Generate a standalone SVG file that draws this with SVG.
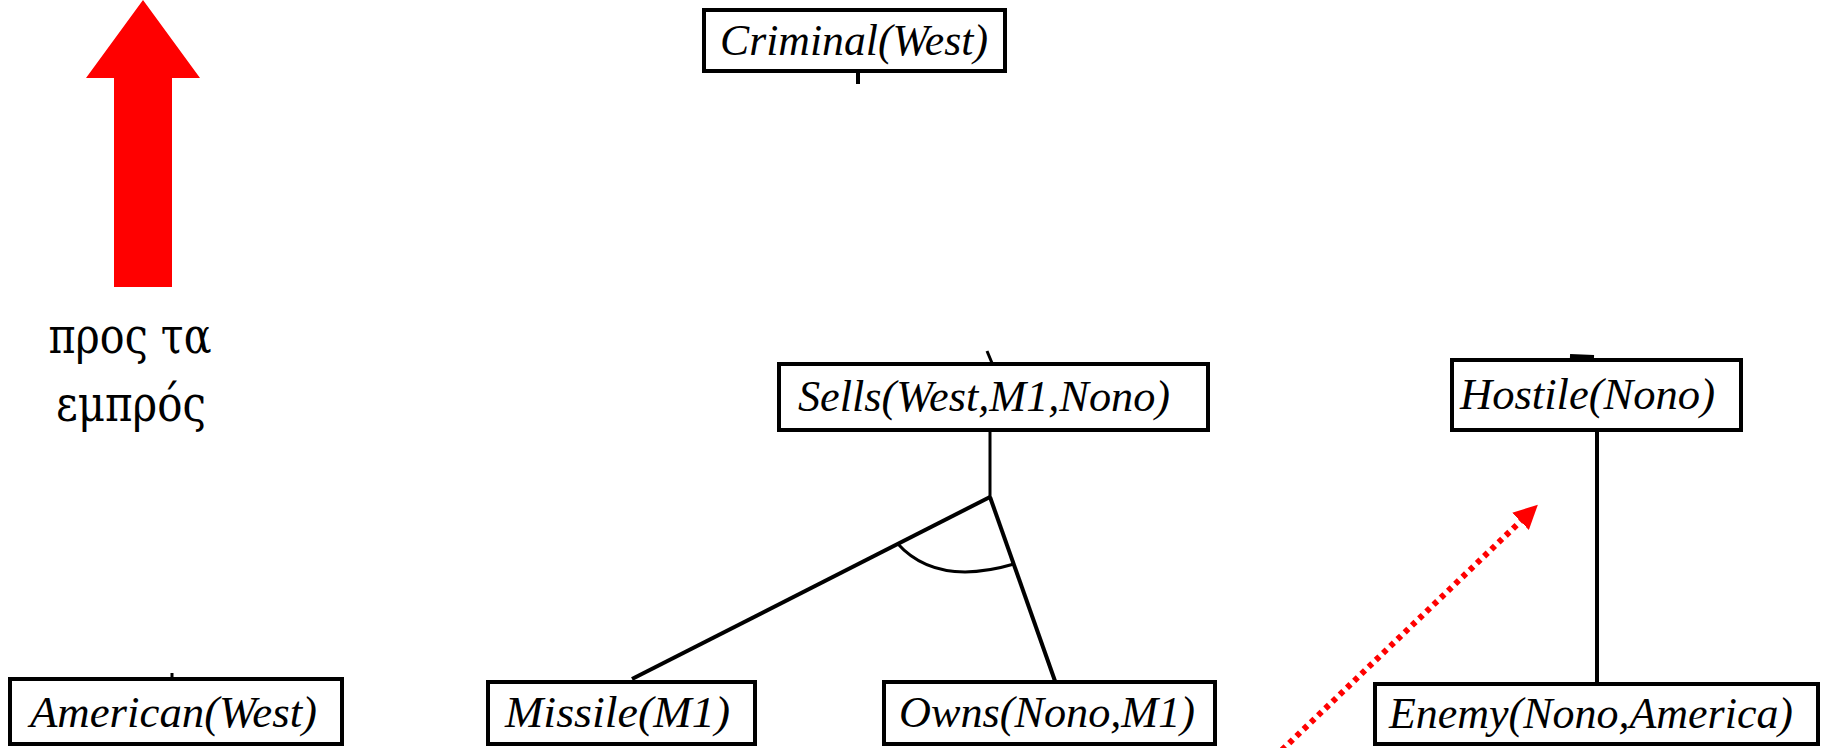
<svg xmlns="http://www.w3.org/2000/svg" width="1832" height="748" viewBox="0 0 1832 748">
  <style>
    .box { fill: #ffffff; stroke: #000000; stroke-width: 4; }
    .lbl { font-family: "Liberation Serif", "Times New Roman", serif; font-style: italic; font-size: 44px; fill: #000000; }
    .greek { font-family: "DejaVu Serif", "Liberation Serif", serif; font-size: 50px; fill: #000000; text-anchor: middle; }
    .edge { stroke: #000000; stroke-width: 3; fill: none; }
    .thick { stroke-width: 4; }
    .dotted { stroke: #ff0000; stroke-width: 6; stroke-dasharray: 5 5; fill: none; }
  </style>
  <defs>
    <marker id="redHead" viewBox="0 0 10 10" refX="2" refY="5" markerWidth="4" markerHeight="4" orient="auto" markerUnits="strokeWidth">
      <path d="M0,0 L10,5 L0,10 Z" fill="#ff0000"/>
    </marker>
  </defs>
  <rect width="1832" height="748" fill="#ffffff"/>

  <g id="direction">
    <polygon points="143,0 200,78 172,78 172,287 114,287 114,78 86,78" fill="#ff0000"/>
    <text class="greek" x="130" y="353" textLength="163" lengthAdjust="spacingAndGlyphs">προς τα</text>
    <text class="greek" x="131" y="421" textLength="150" lengthAdjust="spacingAndGlyphs">εμπρός</text>
  </g>

  <g id="connectors">
    <line class="edge thick" x1="858" y1="73" x2="858" y2="84"/>
    <line class="edge" x1="987" y1="351" x2="992" y2="363"/>
    <line class="edge thick" x1="1570" y1="356" x2="1594" y2="357"/>
    <line class="edge" x1="172" y1="673" x2="172" y2="678"/>
    <line class="edge" x1="990" y1="432" x2="990" y2="497"/>
    <line class="edge thick" x1="990" y1="497" x2="632" y2="679"/>
    <line class="edge thick" x1="990" y1="497" x2="1055" y2="681"/>
    <path class="edge" d="M897,543 Q936,587 1014,564"/>
    <line class="edge thick" x1="1597" y1="432" x2="1597" y2="683"/>
    <line class="dotted" x1="1282" y1="750" x2="1524" y2="518" marker-end="url(#redHead)"/>
  </g>

  <g id="criminal">
    <rect class="box" x="704" y="10" width="301" height="61"/>
    <text class="lbl" x="720" y="55" textLength="268" lengthAdjust="spacingAndGlyphs">Criminal(West)</text>
  </g>
  <g id="sells">
    <rect class="box" x="779" y="364" width="429" height="66"/>
    <text class="lbl" x="798" y="411" textLength="372" lengthAdjust="spacingAndGlyphs">Sells(West,M1,Nono)</text>
  </g>
  <g id="hostile">
    <rect class="box" x="1452" y="360" width="289" height="70"/>
    <text class="lbl" x="1460" y="409" textLength="255" lengthAdjust="spacingAndGlyphs">Hostile(Nono)</text>
  </g>
  <g id="american">
    <rect class="box" x="10" y="679" width="332" height="65"/>
    <text class="lbl" x="30" y="727" textLength="287" lengthAdjust="spacingAndGlyphs">American(West)</text>
  </g>
  <g id="missile">
    <rect class="box" x="488" y="682" width="267" height="62"/>
    <text class="lbl" x="505" y="727" textLength="225" lengthAdjust="spacingAndGlyphs">Missile(M1)</text>
  </g>
  <g id="owns">
    <rect class="box" x="884" y="682" width="331" height="62"/>
    <text class="lbl" x="899" y="727" textLength="296" lengthAdjust="spacingAndGlyphs">Owns(Nono,M1)</text>
  </g>
  <g id="enemy">
    <rect class="box" x="1375" y="684" width="443" height="60"/>
    <text class="lbl" x="1389" y="728" textLength="404" lengthAdjust="spacingAndGlyphs">Enemy(Nono,America)</text>
  </g>
</svg>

------------------------------------------------

Give every line back word for word and leave the pictures out.

▶ _TASK RESPONSE_
Generate a standalone SVG file that draws this with SVG.
<svg xmlns="http://www.w3.org/2000/svg" width="1832" height="748" viewBox="0 0 1832 748">
  <style>
    .box { fill: #ffffff; stroke: #000000; stroke-width: 4; }
    .lbl { font-family: "Liberation Serif", "Times New Roman", serif; font-style: italic; font-size: 44px; fill: #000000; }
    .greek { font-family: "DejaVu Serif", "Liberation Serif", serif; font-size: 50px; fill: #000000; text-anchor: middle; }
    .edge { stroke: #000000; stroke-width: 3; fill: none; }
    .thick { stroke-width: 4; }
    .dotted { stroke: #ff0000; stroke-width: 6; stroke-dasharray: 5 5; fill: none; }
  </style>
  <defs>
    <marker id="redHead" viewBox="0 0 10 10" refX="2" refY="5" markerWidth="4" markerHeight="4" orient="auto" markerUnits="strokeWidth">
      <path d="M0,0 L10,5 L0,10 Z" fill="#ff0000"/>
    </marker>
  </defs>
  <rect width="1832" height="748" fill="#ffffff"/>

  <g id="direction">
    <polygon points="143,0 200,78 172,78 172,287 114,287 114,78 86,78" fill="#ff0000"/>
    <text class="greek" x="130" y="353" textLength="163" lengthAdjust="spacingAndGlyphs">προς τα</text>
    <text class="greek" x="131" y="421" textLength="150" lengthAdjust="spacingAndGlyphs">εμπρός</text>
  </g>

  <g id="connectors">
    <line class="edge thick" x1="858" y1="73" x2="858" y2="84"/>
    <line class="edge" x1="987" y1="351" x2="992" y2="363"/>
    <line class="edge thick" x1="1570" y1="356" x2="1594" y2="357"/>
    <line class="edge" x1="172" y1="673" x2="172" y2="678"/>
    <line class="edge" x1="990" y1="432" x2="990" y2="497"/>
    <line class="edge thick" x1="990" y1="497" x2="632" y2="679"/>
    <line class="edge thick" x1="990" y1="497" x2="1055" y2="681"/>
    <path class="edge" d="M897,543 Q936,587 1014,564"/>
    <line class="edge thick" x1="1597" y1="432" x2="1597" y2="683"/>
    <line class="dotted" x1="1282" y1="750" x2="1524" y2="518" marker-end="url(#redHead)"/>
  </g>

  <g id="criminal">
    <rect class="box" x="704" y="10" width="301" height="61"/>
    <text class="lbl" x="720" y="55" textLength="268" lengthAdjust="spacingAndGlyphs">Criminal(West)</text>
  </g>
  <g id="sells">
    <rect class="box" x="779" y="364" width="429" height="66"/>
    <text class="lbl" x="798" y="411" textLength="372" lengthAdjust="spacingAndGlyphs">Sells(West,M1,Nono)</text>
  </g>
  <g id="hostile">
    <rect class="box" x="1452" y="360" width="289" height="70"/>
    <text class="lbl" x="1460" y="409" textLength="255" lengthAdjust="spacingAndGlyphs">Hostile(Nono)</text>
  </g>
  <g id="american">
    <rect class="box" x="10" y="679" width="332" height="65"/>
    <text class="lbl" x="30" y="727" textLength="287" lengthAdjust="spacingAndGlyphs">American(West)</text>
  </g>
  <g id="missile">
    <rect class="box" x="488" y="682" width="267" height="62"/>
    <text class="lbl" x="505" y="727" textLength="225" lengthAdjust="spacingAndGlyphs">Missile(M1)</text>
  </g>
  <g id="owns">
    <rect class="box" x="884" y="682" width="331" height="62"/>
    <text class="lbl" x="899" y="727" textLength="296" lengthAdjust="spacingAndGlyphs">Owns(Nono,M1)</text>
  </g>
  <g id="enemy">
    <rect class="box" x="1375" y="684" width="443" height="60"/>
    <text class="lbl" x="1389" y="728" textLength="404" lengthAdjust="spacingAndGlyphs">Enemy(Nono,America)</text>
  </g>
</svg>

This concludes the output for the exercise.